Þessi er með Et20 að framan en hann er að runna 275 dekk líka þannig að ef þú ert með mjórri dekk að farman þá getur þú farið enn utar með felguna .
Based on the Info that Arjun gave me in the past
He is running
19x9.5 ET20 with 275/30/19
19x10.5 ET25 with 285/30/19
Rears:
25mm seem to be the "go to" (safe bet) with 9.5 inch wide rims.
20mm seem to be safe with 10 inch wide rims.
my math says 15mm offset is safe with 10.5 inch wide rear rims.
However, I've read of guys with 19x10 et20 who used a 10mm spacer to get equivalent et10 with no rubbing.
Fronts are 20mm offset for 9.5 (arguably 18mm)
15mm offset if you went 10 in front? I dont know why you'd want to go that wide on fronts or even if you can still turn using wider than 275 tires.
Same guy as above, had 19x9 front with ET20 he used 15mm spacer to push it out.

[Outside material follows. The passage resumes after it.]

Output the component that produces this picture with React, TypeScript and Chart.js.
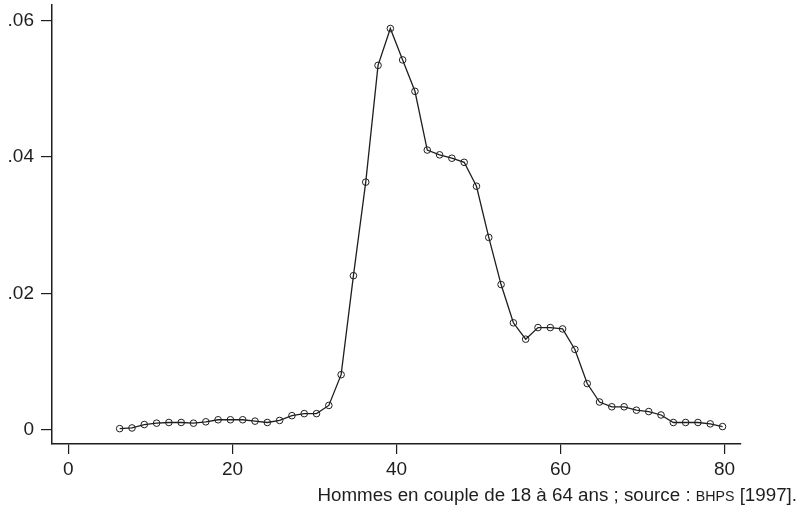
import { useEffect, useRef } from 'react';
import { Chart, registerables } from 'chart.js';

Chart.register(...registerables);

// Horizontal positions of the estimation points
const xValues = [
  6.25, 7.75, 9.25, 10.75, 12.25, 13.75, 15.25, 16.75, 18.25, 19.75,
  21.25, 22.75, 24.25, 25.75, 27.25, 28.75, 30.25, 31.75, 33.25, 34.75,
  36.25, 37.75, 39.25, 40.75, 42.25, 43.75, 45.25, 46.75, 48.25, 49.75,
  51.25, 52.75, 54.25, 55.75, 57.25, 58.75, 60.25, 61.75, 63.25, 64.75,
  66.25, 67.75, 69.25, 70.75, 72.25, 73.75, 75.25, 76.75, 78.25, 79.75,
];

// Density values
const densities = [
  0.0002, 0.0003, 0.0008, 0.0010, 0.0011, 0.0011, 0.0010, 0.0012, 0.0015, 0.0015,
  0.0015, 0.0013, 0.0011, 0.0014, 0.0021, 0.0024, 0.0024, 0.0036, 0.0081, 0.0226,
  0.0363, 0.0534, 0.0588, 0.0542, 0.0496, 0.0410, 0.0403, 0.0398, 0.0392, 0.0357,
  0.0282, 0.0213, 0.0157, 0.0133, 0.0150, 0.0150, 0.0148, 0.0118, 0.0068, 0.0041,
  0.0034, 0.0034, 0.0029, 0.0027, 0.0022, 0.0011, 0.0011, 0.0011, 0.0009, 0.0005,
];

const xTickValues = [0, 20, 40, 60, 80];
const xTickLabels = ['0', '20', '40', '60', '80'];
const yTickValues = [0, 0.02, 0.04, 0.06];
const yTickLabels = ['0', '.02', '.04', '.06'];

const captionText = 'Hommes en couple de 18 à 64 ans ; source : ';
const captionSource = 'BHPS';
const captionYear = ' [1997].';

const FONT = "'Liberation Sans', Arial, Helvetica, sans-serif";
const INK = '#1e1e1e';

export default function App() {
  const canvasRef = useRef<HTMLCanvasElement | null>(null);

  useEffect(() => {
    const canvas = canvasRef.current;
    if (!canvas) return;
    const points = xValues.map((x, i) => ({ x, y: densities[i] }));
    const chart = new Chart(canvas, {
      type: 'line',
      data: {
        datasets: [
          {
            data: points,
            borderColor: INK,
            borderWidth: 1.3,
            pointRadius: 3.3,
            pointBorderWidth: 1,
            pointBorderColor: INK,
            pointBackgroundColor: 'rgba(0,0,0,0)',
            tension: 0,
            fill: false,
          },
        ],
      },
      options: {
        responsive: false,
        animation: false,
        events: [],
        layout: { padding: { left: 0, right: 61, top: 5, bottom: 28 } },
        plugins: {
          legend: { display: false },
          tooltip: { enabled: false },
          title: { display: false },
        },
        scales: {
          x: {
            type: 'linear',
            min: -2,
            max: 82,
            afterBuildTicks: (scale: any) => {
              scale.ticks = xTickValues.map((v) => ({ value: v }));
            },
            afterFit: (scale: any) => {
              scale.height = 40;
              scale.paddingLeft = 0;
              scale.paddingRight = 0;
            },
            ticks: {
              autoSkip: false,
              maxRotation: 0,
              padding: 4,
              color: INK,
              font: { family: FONT, size: 19 },
              callback: (v: any) => {
                const i = xTickValues.indexOf(Number(v));
                return i >= 0 ? xTickLabels[i] : '';
              },
            },
            grid: {
              drawOnChartArea: false,
              drawTicks: true,
              tickLength: 10,
              color: INK,
              lineWidth: 1.2,
            },
            border: { display: true, color: INK, width: 1.5 },
          },
          y: {
            type: 'linear',
            min: -0.00205,
            max: 0.06224,
            afterBuildTicks: (scale: any) => {
              scale.ticks = yTickValues.map((v) => ({ value: v }));
            },
            afterFit: (scale: any) => {
              scale.width = 52;
              scale.paddingTop = 0;
              scale.paddingBottom = 0;
            },
            ticks: {
              autoSkip: false,
              padding: 7,
              color: INK,
              font: { family: FONT, size: 19 },
              callback: (v: any) => {
                const i = yTickValues.findIndex((t) => Math.abs(t - Number(v)) < 1e-9);
                return i >= 0 ? yTickLabels[i] : '';
              },
            },
            grid: {
              drawOnChartArea: false,
              drawTicks: true,
              tickLength: 11,
              color: INK,
              lineWidth: 1.2,
            },
            border: { display: true, color: INK, width: 1.5 },
          },
        },
      },
    });
    return () => chart.destroy();
  }, []);

  return (
    <div
      style={{
        position: 'fixed',
        left: 0,
        top: 0,
        width: 802,
        height: 512,
        background: '#ffffff',
        overflow: 'hidden',
      }}
    >
      <canvas
        ref={canvasRef}
        width={802}
        height={512}
        style={{ display: 'block', width: 802, height: 512 }}
      />
      <div
        style={{
          position: 'absolute',
          right: 5,
          top: 486,
          fontFamily: FONT,
          fontSize: 18.75,
          lineHeight: '18.5px',
          color: INK,
          whiteSpace: 'nowrap',
        }}
      >
        {captionText}
        <span style={{ fontSize: 14.2 }}>{captionSource}</span>
        {captionYear}
      </div>
    </div>
  );
}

No rubbing. I'm sure there are a handful of you that would say it would rub.
In general using ET 12-20 for fronts and ET 15-25 for Rears the closer you get to 0- you increase the chance of outside edge rubbing. The farther away from 0 (past ET25 for rears) you will encounter inner tire rubbing.

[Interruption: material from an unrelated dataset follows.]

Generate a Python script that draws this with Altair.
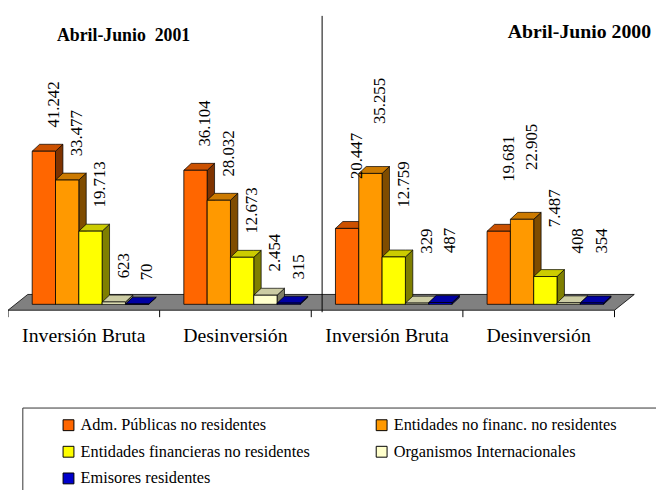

These btw, are just mathematical computations, although some actually have "hard proof data-" as in they have wheel, tire, maybe even spacer in use.

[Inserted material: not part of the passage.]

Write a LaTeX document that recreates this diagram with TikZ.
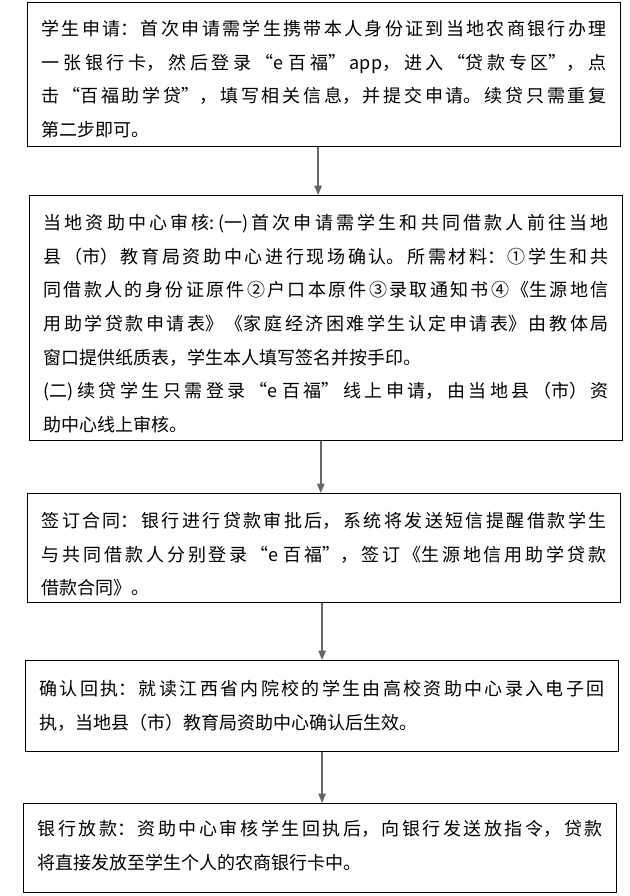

Realize too- some people who run 285 tires rub, while others don't. Maybe a MY difference? I believe LSCMAN thought its more so a build tolerance/flex in rubber and alignment etc. Perhaps a little of both, then add weight people/cargo weight to the equation.
Food for thought.
BTW, we havent even discussed variances in tire manufacturer dimensions. IE Michelins 275.30.19 could be wider/narrower than Goodyears in same 275.30.19...which might be different in width as Bridgestones.